The rooms themselves remained roughly in their original locations: apart from the main bedroom, with its striking blue feature wall and an en suite bathroom, there is a spare, future bedroom, another bathroom plus a “study” – really a music room with desks accommodating Technics turntables at optimum spinning height for Callum Tse.
“I have the kitchen,” Carmen says. “We spent the majority of the budget in the kitchen. That’s my room.”
That’s probably why, several months after the apartment was completed last year, she still remembers vital measurements, including the width of the door frame (72cm) and floor space (63cm) between the two countertops. The galley-style kitchen may be narrow, but there is room for a washing machine and separate dryer at one end, as well as a full-sized oven and dishwasher.
Carmen, who likes to bake, also has a counter on which to roll pastry. “It’s about 80cm wide [and 60cm deep],” she says, adding that instead of stainless steel (too industrial) or stone (porous), she chose an acrylic material for her countertops because it’s easier to clean.
The design process took just one month in part because of Carmen’s interest in the kind of detail that clients often have their designers sort out. “She’s really organised,” says Leung. “And she knows what she wants.”
The Tses were also prepared to do the legwork: to work out the optimum height for their dining table pendants, she searched for information online and then visited Ikea to size up their settings.
“They texted me and said, ‘1.6 metres [from the floor to the bottom of the light; and 70cm from tabletop to light],’” Leung says.
Her clients also ensured the blue behind their bed was the correct hue. Having been inspired by a Pinterest image, they later opted for a darker shade, following Leung’s advice. “We came in at noon just to make sure the colour would still be bright enough,” Carmen says.
As part of their future planning the couple added electrical sockets everywhere they might be needed, including in the wall-hung cabinet, where they were thinking of hiding the vacuum cleaner.
Although that idea proved impractical, and their Dyson V8 machine now stands outside the unit, it does seem every other conceivable base has been covered.
Referring to their long-term plan, Carmen mentions the music room and explains why the furniture in there is all movable (as it is in the spare room). “If we do end up having two kids, the study is going to go there,” she says, pointing towards the exercise nook.
“You’re thinking two children ahead?” I ask.
“That’s what [Chi Ling] means by me knowing exactly what I’m looking for,” Carmen says, laughing. “We want to stay in this place for as long as possible.”
Living area To make the most of available light, Leung Chi Ling, of Millwork Interiors, designed ribbed-glass doors for the study/music room beside the exercise nook, the main bedroom in the corner and the guest room by the dining area.

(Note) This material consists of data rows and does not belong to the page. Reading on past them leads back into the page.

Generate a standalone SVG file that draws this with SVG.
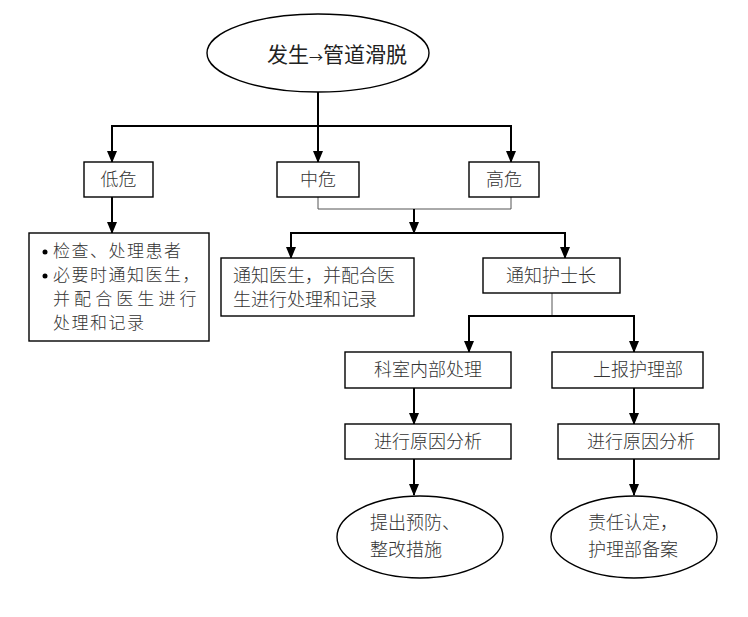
<svg xmlns="http://www.w3.org/2000/svg" width="748" height="617" viewBox="0 0 748 617">
<defs>
<style>
.n{fill:#fff;stroke:#000;stroke-width:1.4}
.t{font-family:"Noto Sans CJK SC","Noto Sans",sans-serif;font-size:18px;fill:#333;font-weight:300}
.s{font-size:17px;letter-spacing:1.5px}
.c{text-anchor:middle}
.k{fill:none;stroke:#000;stroke-width:2}
.th{fill:none;stroke:#555;stroke-width:1}
</style>
<marker id="d" markerUnits="userSpaceOnUse" markerWidth="12" markerHeight="10" refX="11" refY="5" orient="auto" viewBox="0 0 12 10">
<path d="M0,0 L12,5 L0,10 Z" fill="#000"/>
</marker>
</defs>
<rect width="748" height="617" fill="#fff"/>
<g id="connectors">
<path class="k" d="M318,92 V126 M111,126 H512"/>
<path class="k" d="M112,126 V162" marker-end="url(#d)"/>
<path class="k" d="M318,126 V162" marker-end="url(#d)"/>
<path class="k" d="M511,126 V162" marker-end="url(#d)"/>
<path class="k" d="M112,197 V233" marker-end="url(#d)"/>
<path class="th" d="M318,197 V209 H511 V197"/>
<path class="k" d="M414,209 V233" marker-end="url(#d)"/>
<path class="k" d="M290,233 H566"/>
<path class="k" d="M291,233 V258" marker-end="url(#d)"/>
<path class="k" d="M565,233 V258" marker-end="url(#d)"/>
<path class="th" d="M552,293 V316"/>
<path class="k" d="M468,316 H635"/>
<path class="k" d="M469,316 V352" marker-end="url(#d)"/>
<path class="k" d="M634,316 V352" marker-end="url(#d)"/>
<path class="k" d="M414,388 V424" marker-end="url(#d)"/>
<path class="k" d="M634,388 V424" marker-end="url(#d)"/>
<path class="k" d="M414,459 V495" marker-end="url(#d)"/>
<path class="k" d="M634,459 V495" marker-end="url(#d)"/>
</g>
<g id="start">
<ellipse class="n" cx="318" cy="53" rx="111" ry="39"/>
<text class="t" x="267" y="62" style="font-size:21px;fill:#222;font-weight:400">发生<tspan style="font-size:14px">→</tspan>管道滑脱</text>
</g>
<g id="low">
<rect class="n" x="84" y="162" width="69" height="35"/>
<text class="t c" x="118.5" y="186">低危</text>
</g>
<g id="mid">
<rect class="n" x="277" y="162" width="82" height="35"/>
<text class="t c" x="318" y="186">中危</text>
</g>
<g id="high">
<rect class="n" x="469" y="162" width="70" height="35"/>
<text class="t c" x="504" y="186">高危</text>
</g>
<g id="low-action">
<rect class="n" x="29" y="233" width="180" height="108"/>
<circle cx="45" cy="252" r="2.5" fill="#000"/>
<circle cx="45" cy="276" r="2.5" fill="#000"/>
<text class="t s" x="53" y="257">检查、处理患者</text>
<text class="t s" x="53" y="281">必要时通知医生，</text>
<text class="t s" x="53" y="305" textLength="145" lengthAdjust="spacing">并配合医生进行</text>
<text class="t s" x="53" y="329">处理和记录</text>
</g>
<g id="notify-doctor">
<rect class="n" x="221" y="258" width="193" height="58"/>
<text class="t" x="233" y="282">通知医生，并配合医</text>
<text class="t" x="233" y="306">生进行处理和记录</text>
</g>
<g id="notify-head">
<rect class="n" x="483" y="258" width="137" height="35"/>
<text class="t c" x="551" y="282">通知护士长</text>
</g>
<g id="dept">
<rect class="n" x="345" y="352" width="166" height="36"/>
<text class="t c" x="428" y="376">科室内部处理</text>
</g>
<g id="report">
<rect class="n" x="552" y="352" width="151" height="36"/>
<text class="t" x="593" y="376">上报护理部</text>
</g>
<g id="analysis-left">
<rect class="n" x="345" y="424" width="166" height="35"/>
<text class="t c" x="428" y="448">进行原因分析</text>
</g>
<g id="analysis-right">
<rect class="n" x="558" y="424" width="161" height="35"/>
<text class="t c" x="641" y="448">进行原因分析</text>
</g>
<g id="prevent">
<ellipse class="n" cx="420" cy="537" rx="83" ry="41"/>
<text class="t" x="370" y="529">提出预防、</text>
<text class="t" x="370" y="556">整改措施</text>
</g>
<g id="responsibility">
<ellipse class="n" cx="634" cy="537" rx="83" ry="41"/>
<text class="t" x="588" y="529">责任认定，</text>
<text class="t" x="588" y="556">护理部备案</text>
</g>
</svg>
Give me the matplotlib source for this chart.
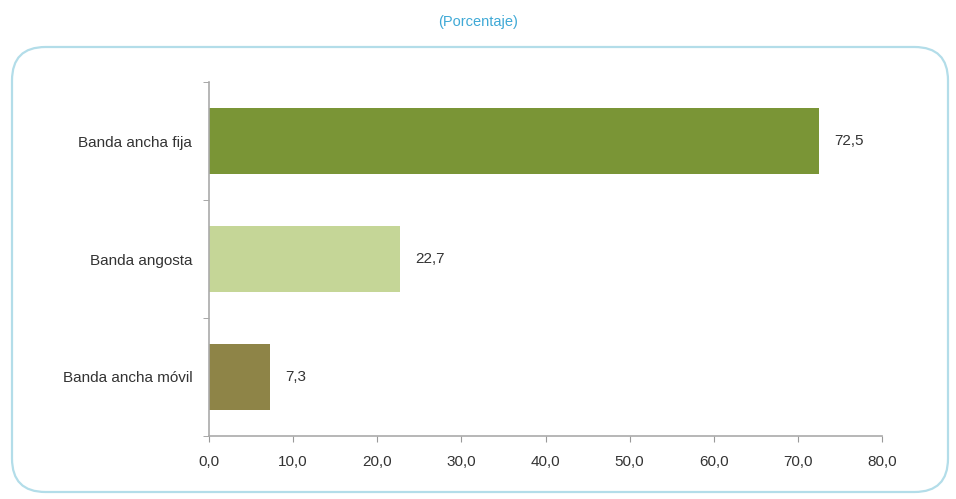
import matplotlib
matplotlib.use("Agg")
import matplotlib.pyplot as plt
from matplotlib.patches import FancyBboxPatch

categories = ["Banda ancha fija", "Banda angosta", "Banda ancha móvil"]
values = [72.5, 22.7, 7.3]
value_labels = ["72,5", "22,7", "7,3"]
colors = ["#7a9536", "#c5d697", "#8e8447"]
xticks = [0, 10, 20, 30, 40, 50, 60, 70, 80]
xtick_labels = ["0,0", "10,0", "20,0", "30,0", "40,0", "50,0", "60,0", "70,0", "80,0"]
subtitle = "(Porcentaje)"

plt.rcParams['font.family'] = ['Liberation Sans', 'DejaVu Sans']
fs = 11

fig = plt.figure(figsize=(9.56, 4.99), dpi=100)
fig.patch.set_facecolor("white")

box = FancyBboxPatch((12/956, 1-492/499), (948-12)/956, (492-47)/499,
                     boxstyle="round,pad=0,rounding_size=0.035",
                     transform=fig.transFigure, facecolor="none",
                     edgecolor="#b3dde9", linewidth=1.6, zorder=-1,
                     mutation_aspect=956/499)
fig.patches.append(box)

fig.text(0.5, 1-22/499, subtitle, ha="center", va="center",
         color="#3fa9d6", fontsize=10.5)

ax = fig.add_axes([209/956, 1-436/499, (882-209)/956, (436-82)/499])
ax.set_facecolor("none")
y = list(range(len(categories)))
ax.barh(y, values, height=0.56, color=colors, zorder=2)
for yi, v, lab in zip(y, values, value_labels):
    ax.text(v + 1.8, yi, lab, va="center", ha="left", fontsize=fs, color="#333333")

ax.set_xlim(0, 80)
ax.set_ylim(2.5, -0.5)
ax.set_xticks(xticks)
ax.set_xticklabels(xtick_labels, fontsize=fs, color="#333333")
ax.set_yticks(y)
ax.set_yticklabels(categories, fontsize=fs, color="#333333")
ax.tick_params(axis="y", which="major", length=0, pad=12)
ax.set_yticks([-0.5, 0.5, 1.5, 2.5], minor=True)
ax.tick_params(axis="y", which="minor", length=4, color="#999999", direction="out")
ax.tick_params(axis="x", length=4, color="#999999", pad=10)
for s in ["top", "right"]:
    ax.spines[s].set_visible(False)
for s in ["left", "bottom"]:
    ax.spines[s].set_color("#aaaaaa")
    ax.spines[s].set_linewidth(1.2)

fig.savefig("out.png", dpi=100)
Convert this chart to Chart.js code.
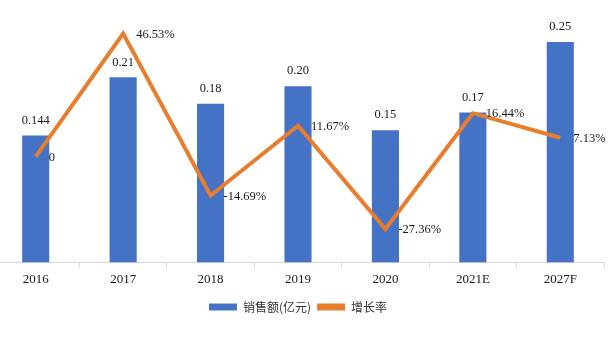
<!DOCTYPE html>
<html>
<head>
<meta charset="utf-8">
<script src="https://cdn.jsdelivr.net/npm/chart.js@4.4.1/dist/chart.umd.min.js"></script>
<style>
  html, body { margin: 0; padding: 0; background: #fff; overflow: hidden; }
  body { width: 616px; height: 339px; position: relative; }
  #wrap { position: absolute; left: -8px; top: -2px; width: 620px; height: 341px; }
</style>
</head>
<body>
<div id="wrap"><canvas id="c"></canvas></div>
<script>
const categories = ['2016', '2017', '2018', '2019', '2020', '2021E', '2027F'];
const salesValues = [0.144, 0.21, 0.18, 0.20, 0.15, 0.17, 0.25];
const salesLabels = ['0.144', '0.21', '0.18', '0.20', '0.15', '0.17', '0.25'];
const growthValues = [0, 46.53, -14.69, 11.67, -27.36, 16.44, 7.13];
const growthLabels = ['0', '46.53%', '-14.69%', '11.67%', '-27.36%', '16.44%', '7.13%'];
const seriesNames = ['销售额(亿元)', '增长率'];

const serif = '"Liberation Serif", "DejaVu Serif", serif';

const labelPlugin = {
  id: 'valueLabels',
  afterDatasetsDraw(chart) {
    const ctx = chart.ctx;
    ctx.save();
    ctx.font = '12.5px ' + serif;
    ctx.fillStyle = '#1a1a1a';
    const barMeta = chart.getDatasetMeta(0);
    ctx.textAlign = 'center';
    ctx.textBaseline = 'middle';
    barMeta.data.forEach((el, i) => {
      ctx.fillText(salesLabels[i], el.x, el.y - 15);
    });
    const lineMeta = chart.getDatasetMeta(1);
    ctx.textAlign = 'left';
    lineMeta.data.forEach((el, i) => {
      ctx.fillText(growthLabels[i], el.x + 13, el.y + 1);
    });
    ctx.restore();
  }
};

new Chart(document.getElementById('c'), {
  type: 'bar',
  data: {
    labels: categories,
    datasets: [
      {
        type: 'bar',
        label: seriesNames[0],
        data: salesValues,
        backgroundColor: '#4472C4',
        yAxisID: 'y',
        barPercentage: 0.62,
        categoryPercentage: 0.5,
        order: 1
      },
      {
        type: 'line',
        label: seriesNames[1],
        data: growthValues,
        borderColor: '#E87D2E',
        backgroundColor: '#E87D2E',
        borderWidth: 4,
        pointRadius: 0,
        tension: 0,
        yAxisID: 'y1',
        order: 0
      }
    ]
  },
  options: {
    responsive: true,
    maintainAspectRatio: false,
    animation: false,
    layout: { padding: { left: 0, right: 8, top: 0, bottom: 16 } },
    plugins: {
      tooltip: { enabled: false },
      legend: {
        position: 'bottom',
        labels: {
          sort: (a, b) => a.datasetIndex - b.datasetIndex,
          boxWidth: 28,
          boxHeight: 7,
          padding: 6,
          color: '#333',
          font: { family: '"Noto Sans CJK SC", sans-serif', size: 12 },
          generateLabels(chart) {
            const items = Chart.defaults.plugins.legend.labels.generateLabels(chart);
            items.forEach(it => { it.lineWidth = 0; it.strokeStyle = 'rgba(0,0,0,0)'; });
            return items;
          }
        }
      }
    },
    scales: {
      x: {
        offset: true,
        afterFit(scale) { scale.height += 4; },
        grid: {
          offset: true,
          drawOnChartArea: false,
          drawTicks: true,
          tickLength: 5,
          color: '#d9d9d9'
        },
        border: { display: true, color: '#d9d9d9', width: 1 },
        ticks: {
          padding: 4,
          color: '#1a1a1a',
          font: { family: serif, size: 13 },
          maxRotation: 0
        }
      },
      y: {
        display: false,
        min: 0,
        max: 0.3
      },
      y1: {
        display: false,
        position: 'right',
        min: -40,
        max: 60
      }
    }
  },
  plugins: [labelPlugin]
});
</script>
</body>
</html>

The sofa (HK$3,290) came from Ikea; the rug (HK$2,200) from Francfranc; the television console (HK$2,999) from Pricerite and the small sconce (HK$899) from Megaman. The engineered oak flooring (HK$70 per square foot) came from Maywood Timber (66 Tong Mi Road, Mong Kok, tel: 2395 2530).
Dining area The pendant lamps (HK$1,050 each, from Megaman) illuminate a dining table (HK$9,000) from Stockroom. The white Eames-style chairs (HK$520 each) and wooden chair (HK$1,280) came from Homelike.
The music area The music room is furnished with loose furniture from the homeowners’ previous flat, including a stool (HK$980) from Homelike and table (top HK$649; legs – not seen – HK$400 each) from Ikea.
Living area detail The cabinet and mirror (HK$29,700 in total) were designed by Chi Ling Leung. The Butterfly Stool (HK$520) came from Homelike, the cushion (HK$450) from AJY Designs and the umbrella stand (HK$350) from Homeless.
Exercise nook The tiled exercise nook is equipped with TRX, yoga blocks and a bar bought on Taobao. The box, from PriceRite, contains small equipment. The wall clock was bought at Sogo years ago.
Main bedroom The blue feature wall was inspired by a Pinterest picture. The bed (HK$4,390), from the owners’ previous home, came from Ikea and the bedside lamps (HK$799 each) from PLC Lighting. The bedside tables and dressing mirror were designed by Leung Chi Ling.
Tried + tested
To save space, one of two bedside tables was made to double as a dressing table, hence its raised height. The one-legged unit (HK$9,000, including mirror cabinet) was designed by Leung Chi Ling and built by Kin Tat Contracting.